Marcelo Lobo aponta que, no Pará, a Lei do Ventre Livre criou brechas que permitiram a quebra do poder senhorial sobre a alforria. “A Lei do Ventre Livre permitia brechas que possibilitavam o cativo poder comprar a alforria com o pecúlio doado por terceiros e, no Pará, a gente vai ter uma atuação significativa desses sujeitos escravizados, principalmente das mulheres, entrando nos tribunais para conseguir comprar alforrias, suas ou de seus filhos”, explica. “A gente tem uma atuação feminina para fora do abolicionismo dos jornais ou do espaço público mesmo”.

INFLUÊNCIA

A partir da história de Agostinho dos Reis, o historiador destaca a necessidade de se pensar também situações do cotidiano como estratégias de libertação de sujeitos escravizados. “A gente tem uma trajetória gigantesca de pessoas que experimentaram, de alguma forma, uma série de mecanismos de interdição e que atuaram nem que seja no cotidiano.
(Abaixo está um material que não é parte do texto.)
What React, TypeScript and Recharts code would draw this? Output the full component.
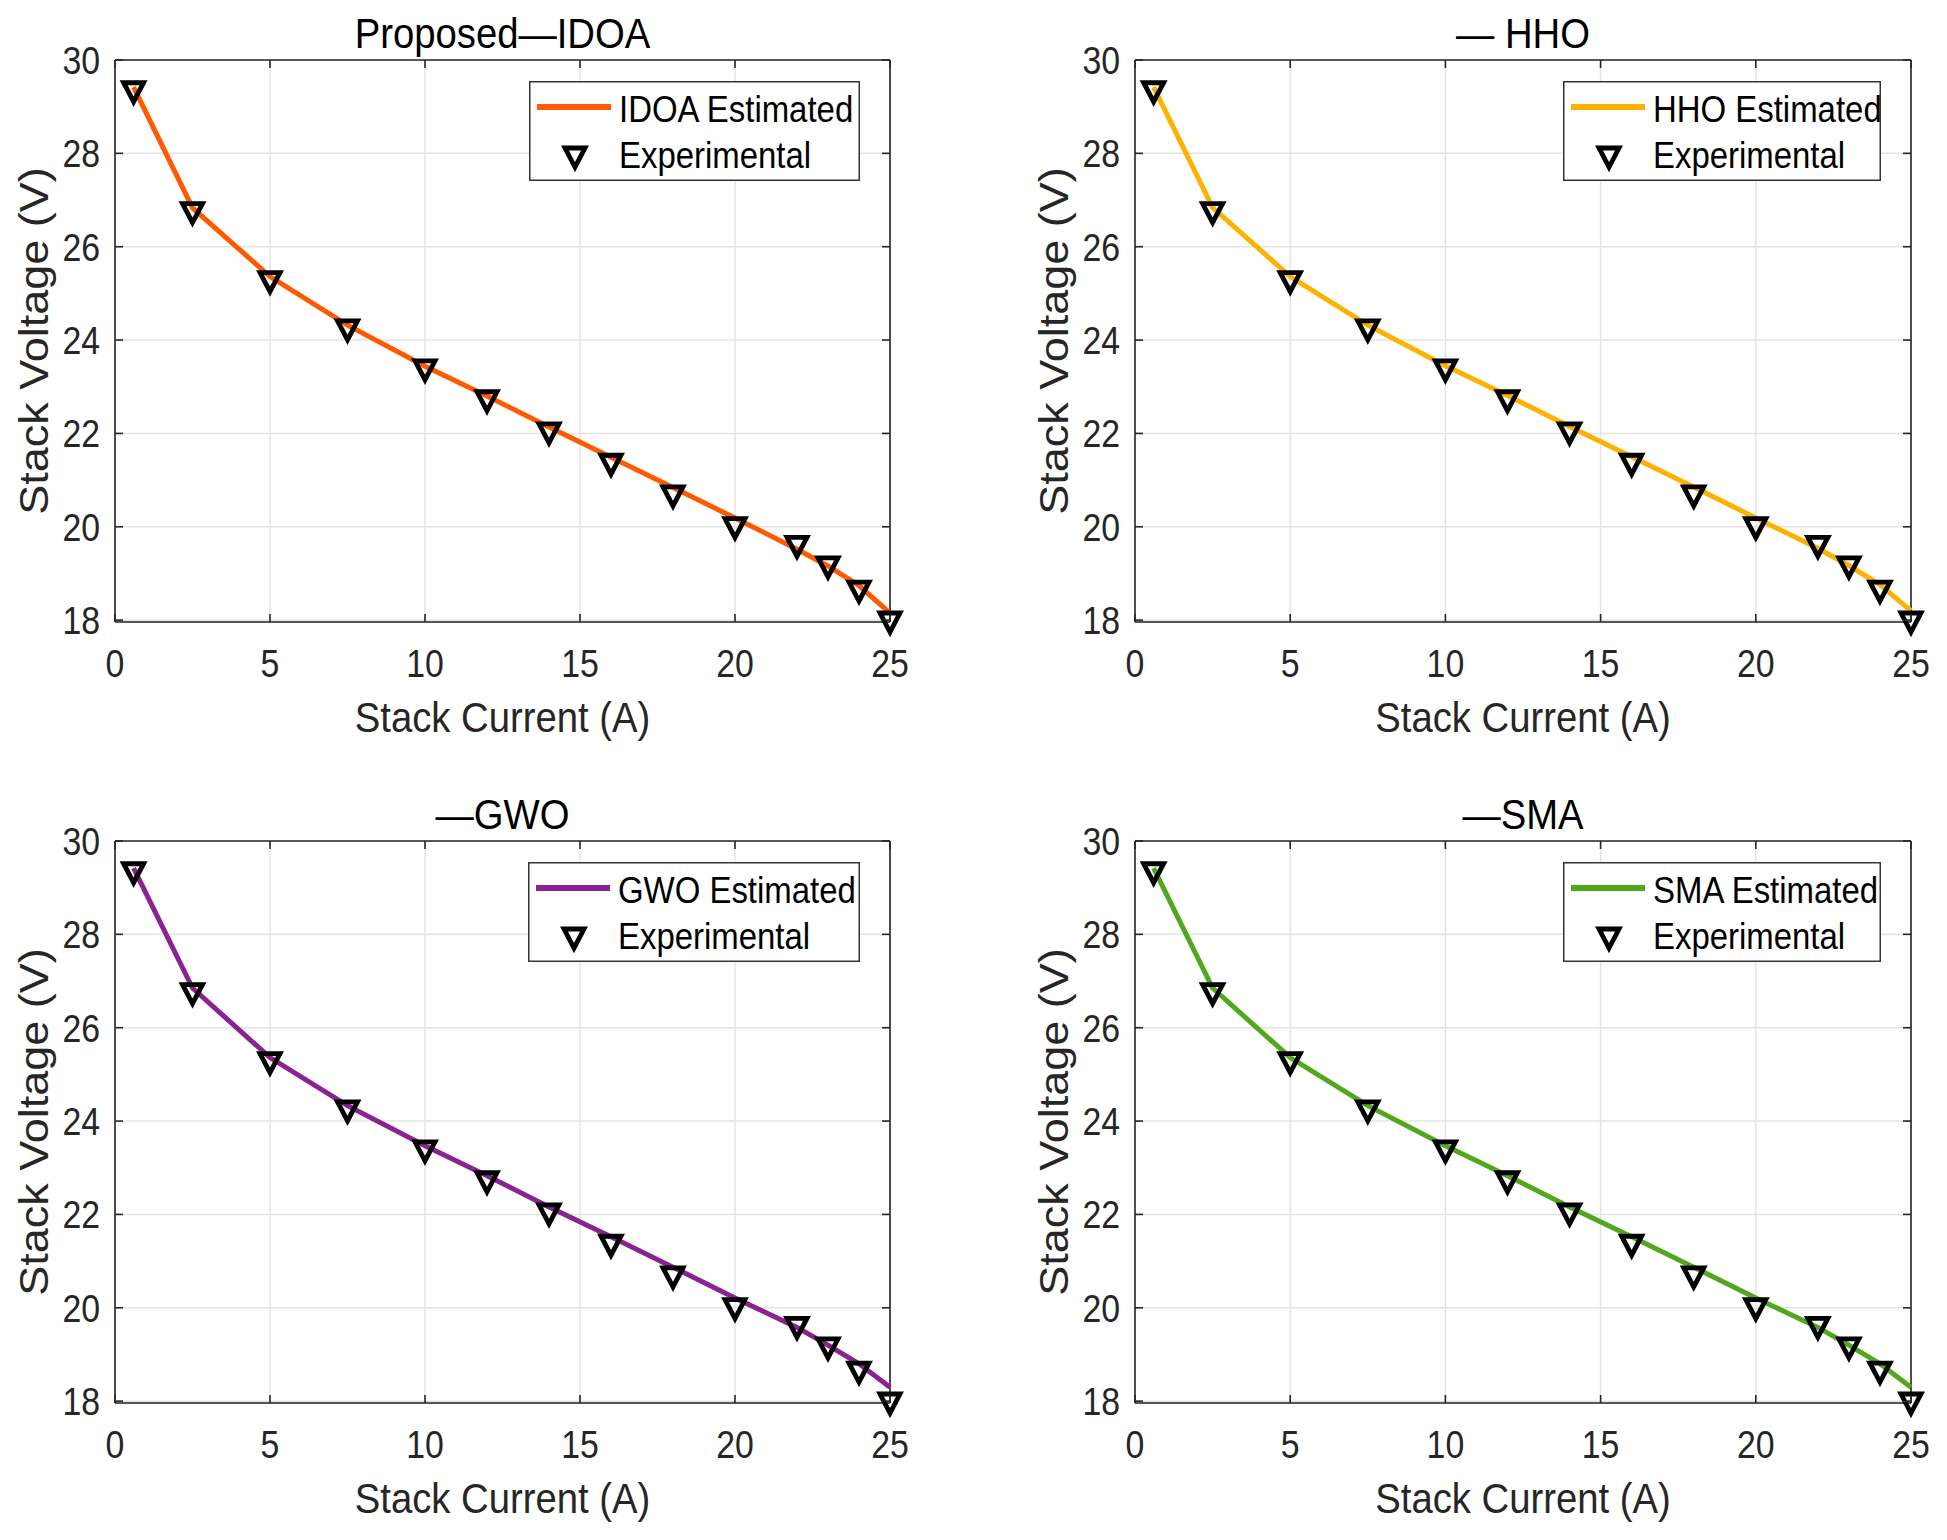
import {
  ComposedChart,
  Line,
  Scatter,
  XAxis,
  YAxis,
  CartesianGrid,
  ReferenceLine,
  Legend,
} from 'recharts';

// Stack current (A) of the measured points
const CURRENT = [0.6, 2.5, 5, 7.5, 10, 12, 14, 16, 18, 20, 22, 23, 24, 25];
// Measured stack voltage (V)
const EXPERIMENTAL = [29.32, 26.73, 25.25, 24.22, 23.36, 22.7, 22.01, 21.34, 20.66, 19.98, 19.58, 19.14, 18.62, 17.96];
// Estimated voltage from each optimiser
const IDOA_EST = [29.42, 26.83, 25.36, 24.32, 23.44, 22.8, 22.14, 21.49, 20.84, 20.19, 19.52, 19.16, 18.74, 18.15];
const HHO_EST = [29.42, 26.84, 25.36, 24.32, 23.45, 22.81, 22.15, 21.5, 20.85, 20.19, 19.54, 19.17, 18.76, 18.2];
const GWO_EST = [29.42, 26.85, 25.36, 24.33, 23.47, 22.83, 22.16, 21.52, 20.87, 20.21, 19.58, 19.2, 18.8, 18.3];
const SMA_EST = [29.42, 26.85, 25.36, 24.33, 23.47, 22.83, 22.16, 21.52, 20.87, 20.21, 19.58, 19.2, 18.8, 18.3];

const X_TICKS = [0, 5, 10, 15, 20, 25];
const Y_TICKS = [18, 20, 22, 24, 26, 28, 30];

const FONT = '"Liberation Sans", Arial, Helvetica, sans-serif';
const SQUEEZE = 0.89; // the figure is slightly compressed horizontally
const AXIS = '#262626';
const TICK_LEN = 8;

const PANEL_W = 973;
const PANEL_H = 770;

const toRows = (ys: number[]) => CURRENT.map((i, k) => ({ i, v: ys[k] }));
const expRows = toRows(EXPERIMENTAL);

const panels = [
  { title: 'Proposed\u2014IDOA', name: 'IDOA Estimated', est: IDOA_EST, color: '#FF5A00', col: 0, row: 0, legendW: 331 },
  { title: '\u2014 HHO', name: 'HHO Estimated', est: HHO_EST, color: '#FFB100', col: 1, row: 0, legendW: 318 },
  { title: '\u2014GWO', name: 'GWO Estimated', est: GWO_EST, color: '#8A2391', col: 0, row: 1, legendW: 332 },
  { title: '\u2014SMA', name: 'SMA Estimated', est: SMA_EST, color: '#52A81C', col: 1, row: 1, legendW: 318 },
];

function SqText({ x, y, size, anchor = 'start', fill = AXIS, children }: any) {
  return (
    <text
      transform={`translate(${x},${y}) scale(${SQUEEZE},1)`}
      fontSize={size}
      fontFamily={FONT}
      textAnchor={anchor}
      fill={fill}
    >
      {children}
    </text>
  );
}

function triPath(cx: number, cy: number) {
  return `M${cx - 10},${cy - 9}L${cx + 10},${cy - 9}L${cx},${cy + 10}Z`;
}

function Tri(props: any) {
  const { cx, cy } = props;
  if (cx == null || cy == null) return null;
  return <path d={triPath(cx, cy)} fill="none" stroke="#000" strokeWidth={4.8} strokeLinejoin="miter" />;
}

function XTick(props: any) {
  const { x, y, payload, top } = props;
  return (
    <g>
      <line x1={x} x2={x} y1={y} y2={y - TICK_LEN} stroke={AXIS} strokeWidth={1.6} />
      <line x1={x} x2={x} y1={top} y2={top + TICK_LEN} stroke={AXIS} strokeWidth={1.6} />
      <SqText x={x} y={y + 55} size={38} anchor="middle">
        {payload.value}
      </SqText>
    </g>
  );
}

function YTick(props: any) {
  const { x, y, payload, right } = props;
  return (
    <g>
      <line x1={x} x2={x + TICK_LEN} y1={y} y2={y} stroke={AXIS} strokeWidth={1.6} />
      <line x1={right} x2={right - TICK_LEN} y1={y} y2={y} stroke={AXIS} strokeWidth={1.6} />
      <SqText x={x - 15} y={y + 14} size={38} anchor="end">
        {payload.value}
      </SqText>
    </g>
  );
}

function XLabel(props: any) {
  const { x, y, width } = props.viewBox;
  return (
    <SqText x={x + width / 2} y={y + 110} size={43} anchor="middle">
      Stack Current (A)
    </SqText>
  );
}

function YLabel(props: any) {
  const { x, y, width, height } = props.viewBox;
  const bx = x + width - 67;
  const cy = y + height / 2;
  return (
    <text
      transform={`translate(${bx},${cy}) scale(${SQUEEZE},1) rotate(-90)`}
      fontSize={45}
      fontFamily={FONT}
      textAnchor="middle"
      fill={AXIS}
    >
      Stack Voltage (V)
    </text>
  );
}

function Title(props: any) {
  const { x, y, width } = props.viewBox;
  return (
    <SqText x={x + width / 2} y={y - 12} size={43} anchor="middle" fill="#000">
      {props.text}
    </SqText>
  );
}

function LegendBox({ name, color, width }: any) {
  return (
    <svg width={width} height={100} style={{ display: 'block' }}>
      <rect x={0.75} y={0.75} width={width - 1.5} height={98.5} fill="#fff" stroke="#333" strokeWidth={1.5} />
      <line x1={8} x2={82} y1={26} y2={26} stroke={color} strokeWidth={6} />
      <SqText x={90} y={41} size={37} fill="#000">
        {name}
      </SqText>
      <path d={triPath(46, 76)} fill="none" stroke="#000" strokeWidth={4.8} strokeLinejoin="miter" />
      <SqText x={90} y={87} size={37} fill="#000">
        Experimental
      </SqText>
    </svg>
  );
}

function Panel({ p }: any) {
  const plotLeft = p.col ? 162 : 115;
  const plotRight = p.col ? 938 : 890;
  const plotTop = p.row ? 71 : 60;
  const plotBottom = p.row ? 633 : 622;
  const yW = 60;
  const xH = 60;
  const margin = {
    left: plotLeft - yW,
    right: PANEL_W - plotRight,
    top: plotTop,
    bottom: PANEL_H - plotBottom - xH,
  };
  const estRows = toRows(p.est);
  return (
    <div style={{ position: 'absolute', left: p.col * PANEL_W, top: p.row * PANEL_H }}>
      <ComposedChart width={PANEL_W} height={PANEL_H} margin={margin}>
        <CartesianGrid stroke="#e4e4e4" strokeWidth={1.5} />
        <XAxis
          type="number"
          dataKey="i"
          domain={[0, 25]}
          ticks={X_TICKS}
          interval={0}
          height={xH}
          tickSize={0}
          tickMargin={0}
          tickLine={false}
          axisLine={{ stroke: AXIS, strokeWidth: 1.6 }}
          tick={<XTick top={plotTop} />}
          label={<XLabel />}
        />
        <YAxis
          type="number"
          domain={[18, 30]}
          ticks={Y_TICKS}
          interval={0}
          width={yW}
          tickSize={0}
          tickMargin={0}
          tickLine={false}
          axisLine={{ stroke: AXIS, strokeWidth: 1.6 }}
          tick={<YTick right={plotRight} />}
          label={<YLabel />}
        />
        <ReferenceLine y={30} stroke={AXIS} strokeWidth={1.6} label={<Title text={p.title} />} />
        <ReferenceLine x={25} stroke={AXIS} strokeWidth={1.6} />
        <Legend
          layout="vertical"
          align="center"
          verticalAlign="middle"
          wrapperStyle={{ left: plotRight - 30 - p.legendW, top: plotTop + 21, width: p.legendW, height: 100 }}
          content={() => <LegendBox name={p.name} color={p.color} width={p.legendW} />}
        />
        <Line
          data={estRows}
          dataKey="v"
          name={p.name}
          type="linear"
          stroke={p.color}
          strokeWidth={5}
          dot={false}
          activeDot={false}
          isAnimationActive={false}
        />
        <Scatter data={expRows} dataKey="v" name="Experimental" shape={<Tri />} isAnimationActive={false} />
      </ComposedChart>
    </div>
  );
}

export default function App() {
  return (
    <div
      style={{
        position: 'absolute',
        left: 0,
        top: 0,
        width: 1947,
        height: 1540,
        background: '#fff',
        overflow: 'hidden',
      }}
    >
      {panels.map((p) => (
        <Panel key={p.title} p={p} />
      ))}
    </div>
  );
}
Falamos no Agostinho dos Reis, mas existem outras figuras também emblemáticas para pensar essa influência na sociedade paraense”, aponta.

“Esses sujeitos negros, livres, libertos e mesmo na condição de escravizados, atuaram politicamente nos jornais, nas agremiações abolicionistas ou em associações de classe e também dentro do cotidiano em formas de resistência que vão para além da fuga. Tudo isso ajuda a gente a pensar que a construção das noções de cidadania teve uma influência gigantesca dessa população negra não só do Brasil, mas do Pará também”.